- Church: Melkite Greek Catholic Church
- Appointed: 1722
- Term ended: 1730

Orders
- Consecration: 1722 (Bishop) by Athanasius III Dabbas

Personal details
- Born: 1670 Aleppo
- Died: 21 February 1731 (aged 60–61) Rome

= Neophytos Nasri =

Catholic bishop (1670-1731)

Neophytos Nasri (1670–1731) was a bishop of Saidnaya of the Melkite Greek Catholic Church and took a preeminent part in the 1724 split of the Melkite Church.

==Life==
Nasrallah Néophytos Nasri was born in Aleppo in 1670. He entered young a monk in the Balamand Monastery and in 1696 he was one of the founders of the Basilian Chouerite Order. He also served as a preacher in Amid. In 1722 he was appointed bishop of Saidnaya, and consecrated Bishop in the same year by Patriarch Athanasius III Dabbas.

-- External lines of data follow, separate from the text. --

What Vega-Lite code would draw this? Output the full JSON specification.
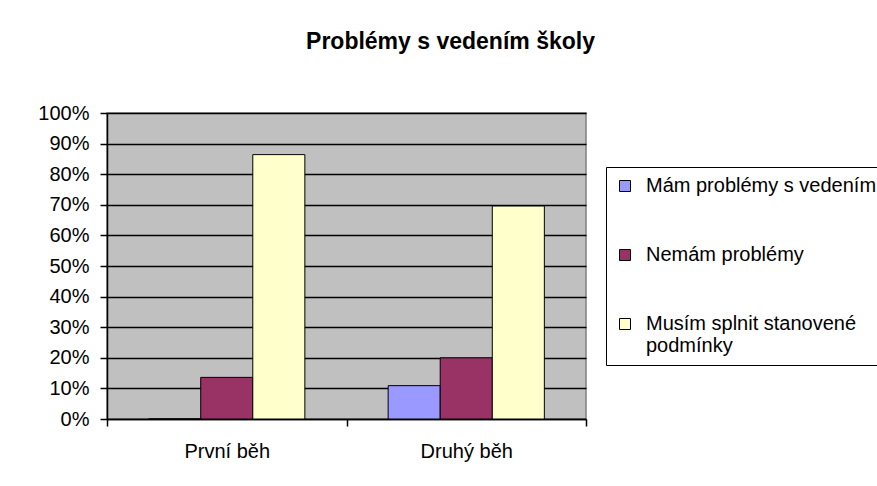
{
  "$schema": "https://vega.github.io/schema/vega-lite/v6.json",
  "autosize": {"type": "none"},
  "padding": {"left": 107, "top": 113, "right": 291, "bottom": 67},
  "width": 479,
  "height": 306,
  "background": "white",
  "title": {
    "text": "Problémy s vedením školy",
    "font": "Liberation Sans",
    "fontSize": 23,
    "fontWeight": "bold",
    "color": "black",
    "anchor": "middle",
    "frame": "group",
    "dx": 104,
    "baseline": "alphabetic",
    "offset": 31
  },
  "data": {
    "values": [
      {"beh": "První běh", "serie": "Mám problémy s vedením", "podil": 0.0},
      {"beh": "První běh", "serie": "Nemám problémy", "podil": 0.136},
      {"beh": "První běh", "serie": "Musím splnit stanovené podmínky", "podil": 0.864},
      {"beh": "Druhý běh", "serie": "Mám problémy s vedením", "podil": 0.109},
      {"beh": "Druhý běh", "serie": "Nemám problémy", "podil": 0.2},
      {"beh": "Druhý běh", "serie": "Musím splnit stanovené podmínky", "podil": 0.696}
    ]
  },
  "mark": {"type": "bar", "stroke": "black", "strokeWidth": 1},
  "encoding": {
    "x": {
      "field": "beh",
      "type": "nominal",
      "sort": ["První běh", "Druhý běh"],
      "scale": {"paddingInner": 0, "paddingOuter": 0},
      "axis": {
        "title": null,
        "labelAngle": 0,
        "labelFont": "Liberation Sans",
        "labelFontSize": 20,
        "labelColor": "black",
        "labelPadding": 15,
        "tickSize": 7,
        "tickColor": "black",
        "tickWidth": 1.5,
        "tickBand": "extent",
        "domainColor": "black",
        "domainWidth": 1.5,
        "grid": false
      }
    },
    "xOffset": {
      "field": "serie",
      "type": "nominal",
      "sort": ["Mám problémy s vedením", "Nemám problémy", "Musím splnit stanovené podmínky"],
      "scale": {"paddingInner": 0, "paddingOuter": 0.8}
    },
    "y": {
      "field": "podil",
      "type": "quantitative",
      "scale": {"domain": [0, 1], "nice": false},
      "axis": {
        "title": null,
        "format": ".0%",
        "values": [0, 0.1, 0.2, 0.3, 0.4, 0.5, 0.6, 0.7, 0.8, 0.9, 1],
        "labelFont": "Liberation Sans",
        "labelFontSize": 20,
        "labelColor": "black",
        "labelPadding": 11,
        "tickSize": 7,
        "tickColor": "black",
        "tickWidth": 1.5,
        "domainColor": "black",
        "domainWidth": 1.5,
        "grid": true,
        "gridColor": "black",
        "gridWidth": 1.3,
        "gridOpacity": 1
      }
    },
    "color": {
      "field": "serie",
      "type": "nominal",
      "scale": {
        "domain": ["Mám problémy s vedením", "Nemám problémy", "Musím splnit stanovené podmínky"],
        "range": ["#9999FF", "#993366", "#FFFFCC"]
      },
      "legend": {
        "title": null,
        "orient": "none",
        "legendX": 499,
        "legendY": 54,
        "strokeColor": "black",
        "fillColor": "white",
        "padding": 9,
        "symbolType": "square",
        "symbolSize": 121,
        "symbolStrokeColor": "black",
        "symbolStrokeWidth": 1,
        "symbolOpacity": 1,
        "labelFont": "Liberation Sans",
        "labelFontSize": 20,
        "labelColor": "black",
        "labelOffset": 11,
        "labelLimit": 600,
        "rowPadding": 49,
        "labelExpr": "datum.label == 'Musím splnit stanovené podmínky' ? ['Musím splnit stanovené', 'podmínky'] : datum.label"
      }
    }
  },
  "config": {
    "view": {"fill": "#C0C0C0", "stroke": "#808080", "strokeWidth": 1.5}
  }
}
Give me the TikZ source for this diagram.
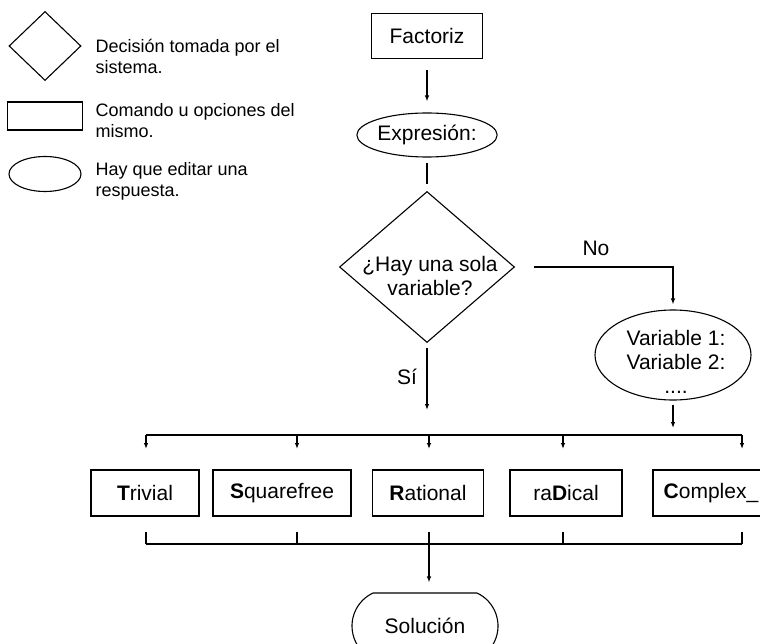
\documentclass[tikz,border=0pt]{standalone}
\usepackage{fontspec}
\setmainfont{Liberation Sans}
\usepackage{tikz}
\usetikzlibrary{shapes.geometric,shapes.misc,arrows.meta}

\begin{document}
\begin{tikzpicture}[x=1pt,y=-1pt,line width=1.1pt,
  cmd/.style={draw,rectangle,inner sep=0pt,minimum height=46pt,font=\fontsize{21}{25}\selectfont},
  answer/.style={draw,ellipse,inner sep=0pt},
  decision/.style={draw,diamond,inner sep=0pt},
  txt/.style={font=\fontsize{21}{24}\selectfont,align=center},
  legtxt/.style={font=\fontsize{18}{21}\selectfont,align=left,anchor=west,inner sep=0pt},
  flow/.style={-{Latex[length=6pt,width=4.5pt]}}]

\useasboundingbox (0,0) rectangle (760,644);

\node[decision,minimum width=72pt,minimum height=69pt] (legdec) at (45,46) {};
\node[legtxt] (legdectxt) at (95,56) {Decisión tomada por el\\sistema.};
\node[draw,rectangle,minimum width=75pt,minimum height=28pt,inner sep=0pt] (legcmd) at (45,116) {};
\node[legtxt] (legcmdtxt) at (95,121) {Comando u opciones del\\mismo.};
\node[answer,minimum width=72pt,minimum height=35pt] (legans) at (45,174) {};
\node[legtxt] (leganstxt) at (95,181) {Hay que editar una\\respuesta.};

\node[cmd,minimum width=111pt,minimum height=45pt] (fact) at (427,36) {Factoriz};
\node[answer,txt,minimum width=136pt,minimum height=44pt] (expr) at (427,135) {Expresión:};
\node[decision,minimum width=175pt,minimum height=151pt] (dec) at (427,267) {};
\node[txt] (dectxt) at (430,276) {¿Hay una sola\\variable?};
\node[answer,minimum width=156pt,minimum height=90pt] (vars) at (673,355) {};
\node[txt] (varstxt) at (676,362) {Variable 1:\\Variable 2:\\....};
\node[txt] (no) at (596,248) {No};
\node[txt] (si) at (407,377) {Sí};

\node[cmd,minimum width=108pt] (triv) at (145,493) {\textbf{T}rivial};
\node[cmd,minimum width=138pt] (sqf) at (282,493) {\textbf{S}quarefree};
\node[cmd,minimum width=111pt] (rat) at (428,493) {\textbf{R}ational};
\node[cmd,minimum width=112pt] (rad) at (566,493) {ra\textbf{D}ical};
\node[cmd,minimum width=116pt] (cplx) at (711,493) {\textbf{C}omplex\_};

\node[draw,rounded rectangle,rounded rectangle arc length=130,inner sep=0pt,
  minimum width=146pt,minimum height=66pt,txt] (sol) at (425,626) {Solución};

\draw[flow,shorten <=11pt,shorten >=11pt] (fact) -- (expr);
\draw[shorten <=5pt,shorten >=7pt] (expr) -- (dec);
\draw[flow,shorten <=19pt,shorten >=5pt] (dec.east) -| (vars.north);
\coordinate (siend) at (427,410);
\draw[flow,shorten <=5pt] (dec.south) -- (siend);
\coordinate (varsend) at (673,428);
\draw[flow,shorten <=4pt] (vars.south) -- (varsend);

\foreach \x/\n in {146/1,297/2,429/3,563/4,742/5}{
  \coordinate (top\n) at (\x,435);
  \coordinate (in\n) at (\x,449);
  \coordinate (out\n) at (\x,532);
  \coordinate (bot\n) at (\x,544);
  \draw[flow] (top\n) -- (in\n);
  \draw (out\n) -- (bot\n);
}
\draw (top1) -- (top5);
\draw (bot1) -- (bot5);
\draw[flow,shorten >=10pt] (bot3) -- (bot3 |- sol.north);

\end{tikzpicture}
\end{document}
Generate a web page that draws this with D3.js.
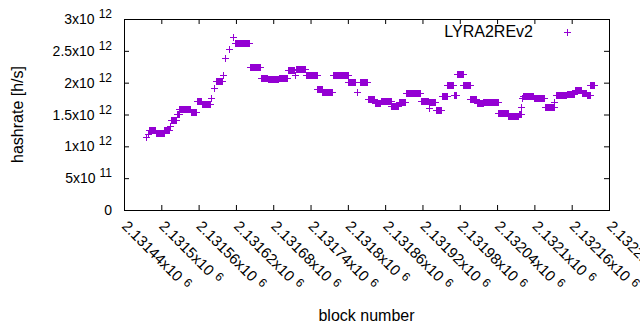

On October 1, 1724 he consecrated Cyril VI Tanas as bishop and Patriarch of the Melkite Church, so originating the split of the Melkite Church. After persecutions from the Orthodox party, he had to leave Saidnaya and in 1730 he moved to Rome, where he died on 21 February 1731 and was buried in the chapel of Propaganda Fide.